**Data records**
= = = = =
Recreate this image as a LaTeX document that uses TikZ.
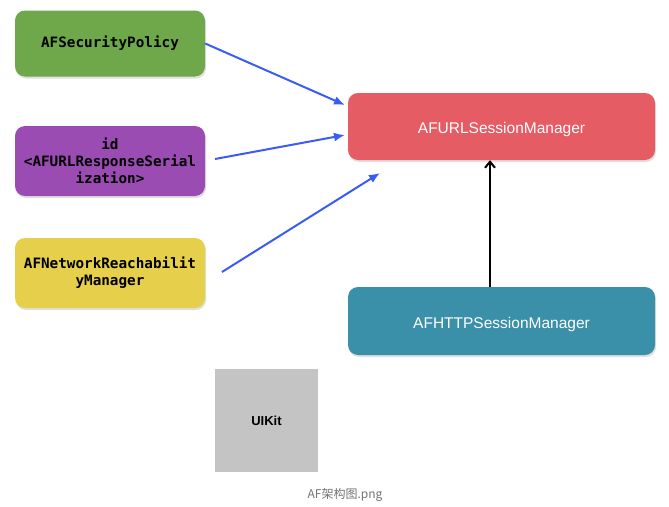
\documentclass[tikz,border=0pt]{standalone}
\usepackage{fontspec}
\setmainfont{Liberation Sans}
\newfontfamily\codefont{DejaVu Sans Mono}
\newfontfamily\cjkfont{Noto Sans CJK SC}
\usetikzlibrary{arrows.meta,shadows}
\definecolor{cgreen}{HTML}{6EA84A}
\definecolor{cpurple}{HTML}{9A4CB3}
\definecolor{cyellow}{HTML}{E5CF4B}
\definecolor{cred}{HTML}{E55C64}
\definecolor{cteal}{HTML}{3A90A8}
\definecolor{cgray}{HTML}{C4C4C4}
\definecolor{cblue}{HTML}{3A5CF5}
\newcommand{\lowertext}[1]{\raisebox{-3pt}[\height][\depth]{#1}}
\tikzset{
  leftbox/.style={draw=none, rounded corners=10pt, minimum width=190pt, minimum height=66pt,
    inner sep=0pt, align=center, text width=188pt,
    font=\codefont\bfseries\fontsize{14.3}{17}\selectfont, text=black,
    drop shadow={shadow xshift=1pt, shadow yshift=-2pt, opacity=0.25}},
  rightbox/.style={draw=none, rounded corners=10pt, minimum width=307pt, minimum height=67pt,
    inner sep=0pt, text=white, font=\fontsize{15.5}{18}\selectfont,
    drop shadow={shadow xshift=1pt, shadow yshift=-2pt, opacity=0.25}},
  bluearrow/.style={draw=cblue, line width=2pt, -{Latex[length=11pt,width=9pt]}},
  blackarrow/.style={draw=black, line width=2pt, -{Straight Barb[length=6pt,width=10pt]}},
}
\begin{document}
\begin{tikzpicture}[x=1pt,y=-1pt]
\useasboundingbox (0,0) rectangle (669,506);
\node[leftbox, fill=cgreen] (sec) at (110,43.5) {AFSecurityPolicy};
\node[leftbox, fill=cpurple, minimum height=70pt] (ser) at (110,161) {id\\<AFURLResponseSerial\\ization>};
\node[leftbox, fill=cyellow, minimum height=70pt] (reach) at (110,273) {AFNetworkReachabilit\\yManager};
\node[rightbox, fill=cred] (url) at (501.5,126.5) {\lowertext{AFURLSessionManager}};
\node[rightbox, fill=cteal, minimum height=68pt] (http) at (501.5,321) {\lowertext{AFHTTPSessionManager}};
\node[fill=cgray, minimum width=103pt, minimum height=103pt, inner sep=0pt,
  font=\bfseries\fontsize{13}{15}\selectfont] (uikit) at (266.5,420.5) {UIKit};
\node[text=black!55, font=\cjkfont\fontsize{12}{14}\selectfont] (cap) at (345,495) {AF架构图.png};
\coordinate (e1) at (345,105);
\coordinate (e2) at (345,135);
\coordinate (e3) at (380,173);
\coordinate (s2) at (215,159);
\coordinate (s3) at (222,272);
\draw[bluearrow] (sec.east) -- (e1);
\draw[bluearrow] (s2) -- (e2);
\draw[bluearrow] (s3) -- (e3);
\draw[blackarrow] (http.north -| 490,0) -- (url.south -| 490,0);
\end{tikzpicture}
\end{document}
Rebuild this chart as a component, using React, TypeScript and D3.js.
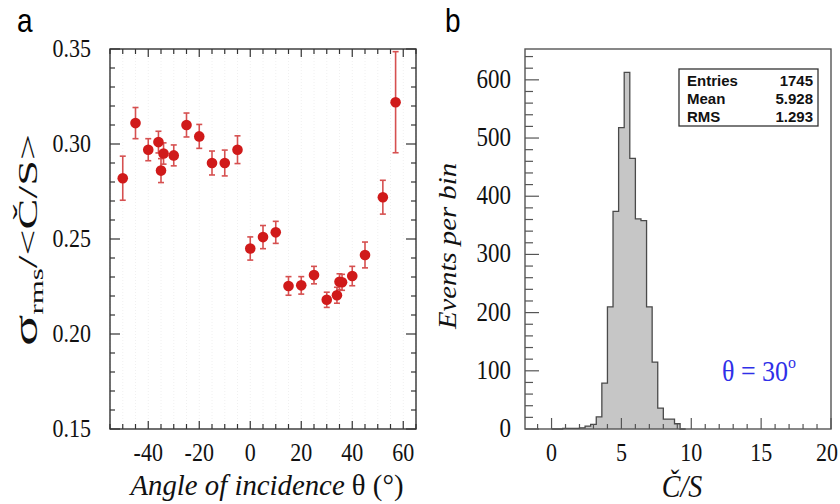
= = = = =
**The request**
Looking at the entries above, state how many lines contain "this"; give the number alone.

**Written response**
2